==== Given material

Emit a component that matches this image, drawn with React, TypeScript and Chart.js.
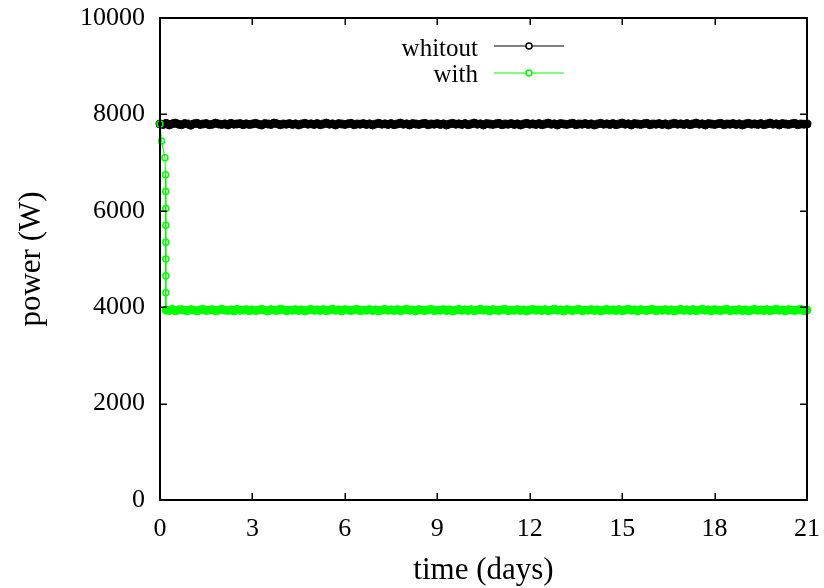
import React, { useEffect, useRef } from "react";
import { Chart, registerables } from "chart.js";

Chart.register(...registerables);

// ---- data ----
const SERIES_NAMES = ["whitout", "with"];
const X_TICKS_STEP = 3; // days
const Y_TICKS_STEP = 2000; // W
const SAMPLE_STEP = 0.1; // days between samples

// "whitout": samples every 0.1 day from day 0 to day 21
const whitoutValues = [
  7800, 7790, 7815, 7780, 7805, 7820, 7795, 7785, 7810, 7800, 7775, 7805, 7815, 7790, 7800,
  7810, 7785, 7795, 7820, 7800, 7790, 7805, 7780, 7815, 7795, 7800, 7810, 7785, 7805, 7790,
  7800, 7815, 7795, 7780, 7810, 7800, 7790, 7820, 7805, 7785, 7800, 7795, 7810, 7790, 7805,
  7780, 7800, 7815, 7795, 7805, 7790, 7810, 7785, 7800, 7820, 7795, 7805, 7780, 7810, 7800,
  7790, 7805, 7815, 7785, 7800, 7795, 7810, 7790, 7805, 7780, 7800, 7815, 7795, 7805, 7790,
  7810, 7785, 7800, 7820, 7795, 7805, 7780, 7810, 7800, 7790, 7805, 7815, 7785, 7800, 7795,
  7810, 7790, 7805, 7780, 7800, 7815, 7795, 7805, 7790, 7810, 7785, 7800, 7820, 7795, 7805,
  7780, 7810, 7800, 7790, 7805, 7815, 7785, 7800, 7795, 7810, 7790, 7805, 7780, 7800, 7815,
  7795, 7805, 7790, 7810, 7785, 7800, 7820, 7795, 7805, 7780, 7810, 7800, 7790, 7805, 7815,
  7785, 7800, 7795, 7810, 7790, 7805, 7780, 7800, 7815, 7795, 7805, 7790, 7810, 7785, 7800,
  7820, 7795, 7805, 7780, 7810, 7800, 7790, 7805, 7815, 7785, 7800, 7795, 7810, 7790, 7805,
  7780, 7800, 7815, 7795, 7805, 7790, 7810, 7785, 7800, 7820, 7795, 7805, 7780, 7810, 7800,
  7790, 7805, 7815, 7785, 7800, 7795, 7810, 7790, 7805, 7780, 7800, 7815, 7795, 7805, 7790,
  7810, 7785, 7800, 7820, 7795, 7805, 7780, 7810, 7800, 7790, 7805, 7815, 7785, 7800, 7795,
  7800,
];

// "with": initial drop (time in days, power in W)
const withDropTimes = [0.0, 0.05, 0.16, 0.18, 0.185, 0.19, 0.19, 0.19, 0.19, 0.19, 0.19, 0.19];
const withDropValues = [7800, 7450, 7100, 6750, 6400, 6050, 5700, 5350, 5000, 4650, 4300, 3950];

// "with": steady part, samples every 0.1 day from day 0.2 to day 21
const WITH_STEADY_START = 0.2;
const withSteadyValues = [
  3940, 3930, 3955, 3925, 3945, 3950, 3935, 3925, 3950, 3940, 3920, 3945, 3955, 3930, 3940,
  3950, 3925, 3935, 3960, 3940, 3930, 3945, 3920, 3955, 3935, 3940, 3950, 3925, 3945, 3930,
  3940, 3955, 3935, 3920, 3950, 3940, 3930, 3960, 3945, 3925, 3940, 3935, 3950, 3930, 3945,
  3920, 3940, 3955, 3935, 3945, 3930, 3950, 3925, 3940, 3960, 3935, 3945, 3920, 3950, 3940,
  3930, 3945, 3955, 3925, 3940, 3935, 3950, 3930, 3945, 3920, 3940, 3955, 3935, 3945, 3930,
  3950, 3925, 3940, 3960, 3935, 3945, 3920, 3950, 3940, 3930, 3945, 3955, 3925, 3940, 3935,
  3950, 3930, 3945, 3920, 3940, 3955, 3935, 3945, 3930, 3950, 3925, 3940, 3960, 3935, 3945,
  3920, 3950, 3940, 3930, 3945, 3955, 3925, 3940, 3935, 3950, 3930, 3945, 3920, 3940, 3955,
  3935, 3945, 3930, 3950, 3925, 3940, 3960, 3935, 3945, 3920, 3950, 3940, 3930, 3945, 3955,
  3925, 3940, 3935, 3950, 3930, 3945, 3920, 3940, 3955, 3935, 3945, 3930, 3950, 3925, 3940,
  3960, 3935, 3945, 3920, 3950, 3940, 3930, 3945, 3955, 3925, 3940, 3935, 3950, 3930, 3945,
  3920, 3940, 3955, 3935, 3945, 3930, 3950, 3925, 3940, 3960, 3935, 3945, 3920, 3950, 3940,
  3930, 3945, 3955, 3925, 3940, 3935, 3950, 3930, 3945, 3920, 3940, 3955, 3935, 3945, 3930,
  3950, 3925, 3940, 3960, 3935, 3945, 3920, 3950, 3940, 3930, 3945, 3955, 3925, 3940,
];

const X_TITLE = "time (days)";
const Y_TITLE = "power (W)";

// ---- styles ----
const BLACK = "#000000";
const GREEN = "#00ff00";
const FONT = '"Liberation Serif", "Times New Roman", serif';

const whitoutData = whitoutValues.map((v, i) => ({ x: +(i * SAMPLE_STEP).toFixed(2), y: v }));
const withData = [
  ...withDropTimes.map((t, i) => ({ x: t, y: withDropValues[i] })),
  ...withSteadyValues.map((v, i) => ({ x: +(WITH_STEADY_START + i * SAMPLE_STEP).toFixed(2), y: v })),
];

const framePlugin = {
  id: "gnuframe",
  afterDraw(chart: any) {
    const { ctx, chartArea: a, scales } = chart;
    const xs = scales.x;
    const ys = scales.y;
    ctx.save();
    // ticks (inward, mirrored)
    ctx.strokeStyle = BLACK;
    ctx.lineWidth = 1.5;
    const TL = 7;
    ctx.beginPath();
    xs.ticks.forEach((t: any) => {
      const px = Math.round(xs.getPixelForValue(t.value)) + 0.25;
      ctx.moveTo(px, a.bottom);
      ctx.lineTo(px, a.bottom - TL);
      ctx.moveTo(px, a.top);
      ctx.lineTo(px, a.top + TL);
    });
    ys.ticks.forEach((t: any) => {
      const py = Math.round(ys.getPixelForValue(t.value)) + 0.25;
      ctx.moveTo(a.left, py);
      ctx.lineTo(a.left + TL, py);
      ctx.moveTo(a.right, py);
      ctx.lineTo(a.right - TL, py);
    });
    ctx.stroke();
    // frame
    ctx.lineWidth = 2;
    ctx.strokeRect(a.left, a.top, a.right - a.left, a.bottom - a.top);

    // axis titles
    ctx.fillStyle = BLACK;
    ctx.font = `31px ${FONT}`;
    ctx.textAlign = "center";
    ctx.textBaseline = "alphabetic";
    ctx.fillText(X_TITLE, (a.left + a.right) / 2, 579);
    ctx.save();
    ctx.translate(40, (a.top + a.bottom) / 2);
    ctx.rotate(-Math.PI / 2);
    ctx.fillText(Y_TITLE, 0, 0);
    ctx.restore();

    // legend
    const colors = [BLACK, GREEN];
    const baselines = [56, 82];
    const lineYs = [46, 73];
    ctx.font = `25px ${FONT}`;
    ctx.textAlign = "right";
    SERIES_NAMES.forEach((name, i) => {
      ctx.fillStyle = BLACK;
      ctx.fillText(name, 478, baselines[i]);
      ctx.strokeStyle = colors[i];
      ctx.lineWidth = 1.2;
      ctx.beginPath();
      ctx.moveTo(494, lineYs[i]);
      ctx.lineTo(564, lineYs[i]);
      ctx.stroke();
      ctx.lineWidth = 1.5;
      ctx.beginPath();
      ctx.arc(529, lineYs[i], 3, 0, Math.PI * 2);
      ctx.fillStyle = "#ffffff";
      ctx.fill();
      ctx.stroke();
    });
    ctx.restore();
  },
};

const zeroPadding = (s: any) => {
  s.paddingTop = 0;
  s.paddingBottom = 0;
  s.paddingLeft = 0;
  s.paddingRight = 0;
};

export default function App() {
  const ref = useRef<HTMLCanvasElement | null>(null);
  useEffect(() => {
    document.body.style.margin = "0";
    const canvas = ref.current;
    if (!canvas) return;
    const dropCount = withDropTimes.length;
    const chart = new Chart(canvas, {
      type: "line",
      data: {
        datasets: [
          {
            label: SERIES_NAMES[1],
            data: withData,
            borderColor: GREEN,
            borderWidth: 1,
            segment: {
              borderWidth: (c: any) => (c.p0DataIndex < dropCount - 1 ? 1 : 6),
            },
            pointRadius: (c: any) => (c.dataIndex < dropCount ? 3 : 4),
            pointBorderWidth: (c: any) => (c.dataIndex < dropCount ? 1.5 : 1),
            pointBorderColor: GREEN,
            pointBackgroundColor: (c: any) => (c.dataIndex < dropCount ? "rgba(255,255,255,0)" : GREEN),
            tension: 0,
            clip: false as any,
            order: 0,
          },
          {
            label: SERIES_NAMES[0],
            data: whitoutData,
            borderColor: BLACK,
            borderWidth: 6,
            pointRadius: 4,
            pointBorderWidth: 1,
            pointBorderColor: BLACK,
            pointBackgroundColor: BLACK,
            tension: 0,
            clip: false as any,
            order: 1,
          },
        ],
      },
      options: {
        responsive: false,
        animation: false,
        events: [],
        layout: { padding: { left: 0, right: 17, top: 18, bottom: 0 } },
        plugins: { legend: { display: false }, tooltip: { enabled: false } },
        scales: {
          x: {
            type: "linear",
            min: 0,
            max: 21,
            grid: { display: false, drawTicks: false },
            border: { display: false },
            ticks: {
              stepSize: X_TICKS_STEP,
              color: BLACK,
              font: { family: FONT, size: 26 },
              padding: 14,
              maxRotation: 0,
              callback: (v: any) => String(v),
            },
            afterFit: (s: any) => {
              s.height = 88;
              zeroPadding(s);
            },
          },
          y: {
            type: "linear",
            min: 0,
            max: 10000,
            grid: { display: false, drawTicks: false },
            border: { display: false },
            ticks: {
              stepSize: Y_TICKS_STEP,
              color: BLACK,
              font: { family: FONT, size: 26 },
              padding: 15,
              callback: (v: any) => String(v),
            },
            afterFit: (s: any) => {
              s.width = 160;
              zeroPadding(s);
            },
          },
        },
      },
      plugins: [framePlugin],
    });
    return () => chart.destroy();
  }, []);
  return (
    <div style={{ position: "fixed", left: 0, top: 0, width: 824, height: 588, background: "#fff" }}>
      <canvas ref={ref} width={824} height={588} />
    </div>
  );
}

========

*Aim of the exercise:* Please quote the lines of the material, beginning with the first and ending with the one that contains "Chart.register(...registerables);", exactly as written and without any pictures.

*Correct answer:*
Emit a component that matches this image, drawn with React, TypeScript and Chart.js.
import React, { useEffect, useRef } from "react";
import { Chart, registerables } from "chart.js";

Chart.register(...registerables);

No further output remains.